Kendall Jenner just launched her 818 tequila ad campaign featuring a photoshoot from a Mexican agave farm. The model and reality TV star was quickly accused of cultural appropriation.
The series of Instagram photos showed her working with farmers in traditional clothing and hairstyles associated with Mexican culture.
She wrote in the caption:
"What an incredible experience i have had thus far, learning about this beautiful place, it's beautiful culture, and the beautiful people!"
"@drink818 has launched in California... we will be rolling out to the rest of the US all summer long, keep a look out!!!"
Critics viewed Jenner wearing the native attire as a costume for the campaign as being exploitative of the culture and disrespectful to the workers.
She was also criticized for perpetuating stereotypes and spreading misconceptions about Mexican culture with her "gentrified" tequila ad.
One Twitter user said native Mexicans don't always ride horses, wear their hair in braids, nor do the workers get to drink the tequila—as Jenner demonstrates in the photos.
The backlash apparently led to her disabling the comments on her Instagram post.
But that did not stop the criticism on Twitter.
Twitter user @talkfastloueh wrote a thread discussing the problem with Jenner's tequila brand.
@talkfastloueh started the thread explaining tequila is a "traditional Mexican drink made from Agave, an endemic plant in Mexico" and that it was important "because no other country can produce Tequila."

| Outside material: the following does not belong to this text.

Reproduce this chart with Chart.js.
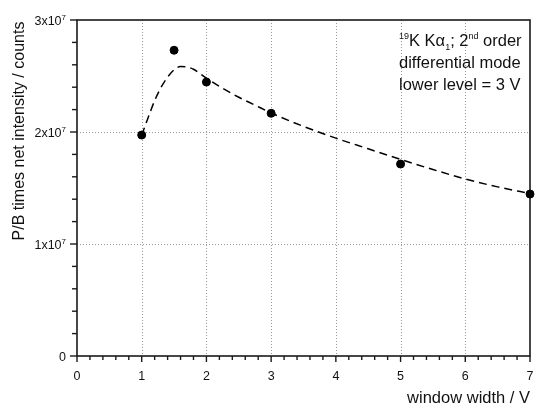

"It's an important beverage that we use when we are happy, sad, celebrating, mourning, etc. and it's important for the country's economy."
"Many families, especially in Jalisco, Mexico, produce tequila for Mexican brands or even they have their own small businesses of tequila. Kendall Jenner coming to Jalisco and starting her tequila is making that many families lose their job to big names like her."
"Sadly in my country, workers aren't paid as much which means the production costs are way cheaper so don't be surprised if Kendall Jenner is not paying the workers a good salary."
"As I was saying, tequila is an important part of the country's economic growth, which means small business and big Mexican business are benefited by it. Kendall Jenner launching her tequila brand takes the opportunity for them to keep growing."
"In her post, she says that she's selling her tequila only in the US which doesn't make sense to only sell it there and not Mexico, the country that is giving you the resources to make the drink in the first place."
"Now, moving to her advertisement, it is a huge misconception of the Mexican culture. No miss Kendall, we do not ride in horses all the time, no we do not wear our hair in braids all the time, no workers do not get to drink the tequila (also that's not the way you drink it)"
"Workers do not work with that kind of clothes and finally, your advertisement is so whitewashed/California vibes. Jalisco is not California, so don't try to make it that way."
In conclusion, they asked readers to boycott her product.
"Me as a Mexican, I'm begging yall that live in the US to DO not consume Kendall Jenner's tequila because what she's doing is called Cultural Appropriation making it hers."
"Listen to us Mexicans when we tell you that this is wrong. Is our culture and we don't want a white woman profiting from our culture."
Mexican brands were listed as an alternative option.
According to TMZ the focus of Jenner's ad campaign was to show the farmers doing the actual work after Jenner was initially slammed for not crediting them when she announced her product.
Jenner has not publicly responded to the latest backlash.